Supplied records:
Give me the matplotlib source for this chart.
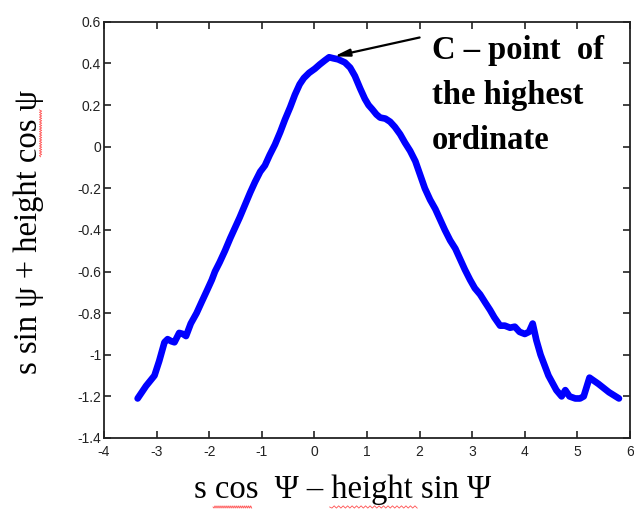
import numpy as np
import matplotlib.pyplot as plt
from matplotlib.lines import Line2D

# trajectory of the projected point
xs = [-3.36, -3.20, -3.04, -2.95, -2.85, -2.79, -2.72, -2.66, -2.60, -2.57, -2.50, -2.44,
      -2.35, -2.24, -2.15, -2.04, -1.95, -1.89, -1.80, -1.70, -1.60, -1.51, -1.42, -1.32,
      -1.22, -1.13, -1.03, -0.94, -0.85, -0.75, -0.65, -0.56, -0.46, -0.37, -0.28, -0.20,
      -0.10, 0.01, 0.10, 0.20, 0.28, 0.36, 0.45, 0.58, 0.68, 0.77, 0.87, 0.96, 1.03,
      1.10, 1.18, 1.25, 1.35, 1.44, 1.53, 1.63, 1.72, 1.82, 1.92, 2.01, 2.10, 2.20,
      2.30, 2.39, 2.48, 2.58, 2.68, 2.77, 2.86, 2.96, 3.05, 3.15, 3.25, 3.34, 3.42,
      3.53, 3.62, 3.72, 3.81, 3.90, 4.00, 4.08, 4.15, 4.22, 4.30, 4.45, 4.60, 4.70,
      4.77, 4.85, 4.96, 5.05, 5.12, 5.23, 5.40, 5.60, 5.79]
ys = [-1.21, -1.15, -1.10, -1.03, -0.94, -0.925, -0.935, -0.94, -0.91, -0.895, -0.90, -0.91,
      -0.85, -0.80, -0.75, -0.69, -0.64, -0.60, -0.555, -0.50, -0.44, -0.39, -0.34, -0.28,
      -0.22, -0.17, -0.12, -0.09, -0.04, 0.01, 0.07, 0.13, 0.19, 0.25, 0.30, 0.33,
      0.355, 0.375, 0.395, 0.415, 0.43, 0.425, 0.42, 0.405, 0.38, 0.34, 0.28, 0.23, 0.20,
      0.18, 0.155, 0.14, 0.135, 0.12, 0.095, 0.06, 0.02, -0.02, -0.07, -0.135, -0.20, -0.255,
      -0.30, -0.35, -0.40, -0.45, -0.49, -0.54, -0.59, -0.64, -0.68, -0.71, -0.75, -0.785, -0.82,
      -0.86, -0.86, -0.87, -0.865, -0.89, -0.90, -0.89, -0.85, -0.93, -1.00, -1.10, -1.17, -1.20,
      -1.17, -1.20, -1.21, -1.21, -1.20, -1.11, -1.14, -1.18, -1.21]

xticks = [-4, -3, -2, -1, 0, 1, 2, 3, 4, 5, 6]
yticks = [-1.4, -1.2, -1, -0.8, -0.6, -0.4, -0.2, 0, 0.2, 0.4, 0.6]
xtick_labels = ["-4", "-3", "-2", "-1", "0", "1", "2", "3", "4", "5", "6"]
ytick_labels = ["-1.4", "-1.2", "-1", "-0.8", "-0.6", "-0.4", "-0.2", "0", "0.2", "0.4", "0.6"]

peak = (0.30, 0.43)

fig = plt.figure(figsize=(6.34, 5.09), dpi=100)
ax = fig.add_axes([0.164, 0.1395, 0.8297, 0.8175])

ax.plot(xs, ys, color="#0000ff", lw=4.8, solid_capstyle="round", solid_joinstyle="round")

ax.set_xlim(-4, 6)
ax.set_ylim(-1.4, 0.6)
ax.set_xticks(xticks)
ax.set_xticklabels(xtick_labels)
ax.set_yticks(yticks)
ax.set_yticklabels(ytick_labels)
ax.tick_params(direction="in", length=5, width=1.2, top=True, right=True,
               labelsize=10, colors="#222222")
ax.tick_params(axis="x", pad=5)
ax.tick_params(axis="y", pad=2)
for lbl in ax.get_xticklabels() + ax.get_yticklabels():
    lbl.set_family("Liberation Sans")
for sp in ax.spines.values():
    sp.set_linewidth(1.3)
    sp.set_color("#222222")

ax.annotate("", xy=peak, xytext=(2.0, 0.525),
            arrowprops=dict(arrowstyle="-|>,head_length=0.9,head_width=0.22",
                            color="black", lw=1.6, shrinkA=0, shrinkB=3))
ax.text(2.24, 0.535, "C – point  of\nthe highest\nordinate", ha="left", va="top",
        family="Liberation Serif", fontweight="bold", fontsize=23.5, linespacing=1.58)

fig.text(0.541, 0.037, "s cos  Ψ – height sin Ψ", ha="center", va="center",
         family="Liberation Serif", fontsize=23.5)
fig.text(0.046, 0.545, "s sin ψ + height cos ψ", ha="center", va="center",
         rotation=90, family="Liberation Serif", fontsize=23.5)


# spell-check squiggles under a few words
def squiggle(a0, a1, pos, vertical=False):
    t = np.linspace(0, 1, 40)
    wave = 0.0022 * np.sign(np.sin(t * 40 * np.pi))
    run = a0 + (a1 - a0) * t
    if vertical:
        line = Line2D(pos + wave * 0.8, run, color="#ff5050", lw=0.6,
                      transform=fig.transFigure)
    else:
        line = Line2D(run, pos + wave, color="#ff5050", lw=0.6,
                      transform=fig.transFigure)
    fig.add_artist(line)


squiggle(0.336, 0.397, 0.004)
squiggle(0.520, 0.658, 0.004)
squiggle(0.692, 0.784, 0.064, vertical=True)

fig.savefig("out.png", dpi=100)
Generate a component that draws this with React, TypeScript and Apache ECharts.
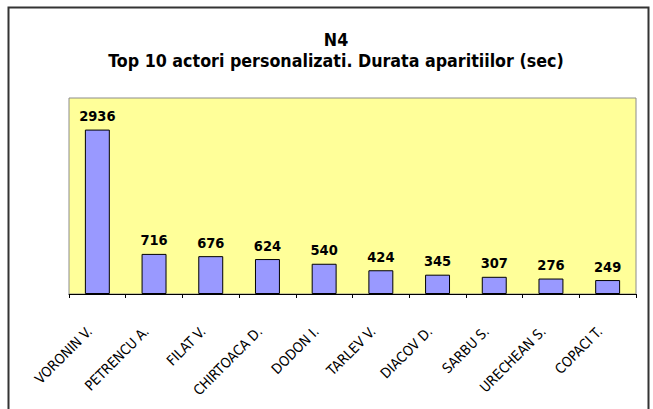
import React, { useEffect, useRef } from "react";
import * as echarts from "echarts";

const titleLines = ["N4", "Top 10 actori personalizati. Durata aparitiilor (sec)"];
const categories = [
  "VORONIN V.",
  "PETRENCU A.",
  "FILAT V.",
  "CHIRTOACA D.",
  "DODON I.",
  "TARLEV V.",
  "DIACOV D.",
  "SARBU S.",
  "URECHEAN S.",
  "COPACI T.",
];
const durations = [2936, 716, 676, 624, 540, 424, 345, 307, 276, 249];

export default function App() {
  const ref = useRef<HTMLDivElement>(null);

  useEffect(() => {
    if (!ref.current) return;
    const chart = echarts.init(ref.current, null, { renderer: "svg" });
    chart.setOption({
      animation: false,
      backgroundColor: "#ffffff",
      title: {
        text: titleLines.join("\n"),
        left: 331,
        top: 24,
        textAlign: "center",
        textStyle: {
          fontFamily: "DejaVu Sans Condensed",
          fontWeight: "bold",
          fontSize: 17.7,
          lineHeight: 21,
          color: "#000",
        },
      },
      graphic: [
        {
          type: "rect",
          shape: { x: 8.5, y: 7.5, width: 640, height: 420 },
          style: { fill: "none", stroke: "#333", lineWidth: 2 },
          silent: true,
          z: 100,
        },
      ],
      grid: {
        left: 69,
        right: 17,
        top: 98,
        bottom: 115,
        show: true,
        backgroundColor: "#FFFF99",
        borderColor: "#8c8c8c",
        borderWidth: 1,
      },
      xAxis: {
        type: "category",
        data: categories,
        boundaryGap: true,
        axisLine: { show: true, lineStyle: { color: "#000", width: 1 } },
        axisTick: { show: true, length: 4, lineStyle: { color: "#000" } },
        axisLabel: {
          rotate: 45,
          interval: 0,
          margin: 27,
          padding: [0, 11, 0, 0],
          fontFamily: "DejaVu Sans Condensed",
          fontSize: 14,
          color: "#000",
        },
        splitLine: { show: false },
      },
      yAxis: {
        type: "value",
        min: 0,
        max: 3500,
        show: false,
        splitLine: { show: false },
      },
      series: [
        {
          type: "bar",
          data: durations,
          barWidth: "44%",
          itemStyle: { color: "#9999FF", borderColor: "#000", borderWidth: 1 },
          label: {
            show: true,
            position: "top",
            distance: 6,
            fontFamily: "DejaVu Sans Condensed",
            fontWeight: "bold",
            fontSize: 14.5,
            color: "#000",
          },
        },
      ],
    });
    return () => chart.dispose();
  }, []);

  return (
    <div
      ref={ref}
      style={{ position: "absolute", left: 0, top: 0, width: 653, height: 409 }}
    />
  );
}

Given instruction: Beginning with the first line of the records above, extract each line exactly through the line that holds "from matplotlib.lines import Line2D", both ends included. Omit pictures.

Complete output:
Give me the matplotlib source for this chart.
import numpy as np
import matplotlib.pyplot as plt
from matplotlib.lines import Line2D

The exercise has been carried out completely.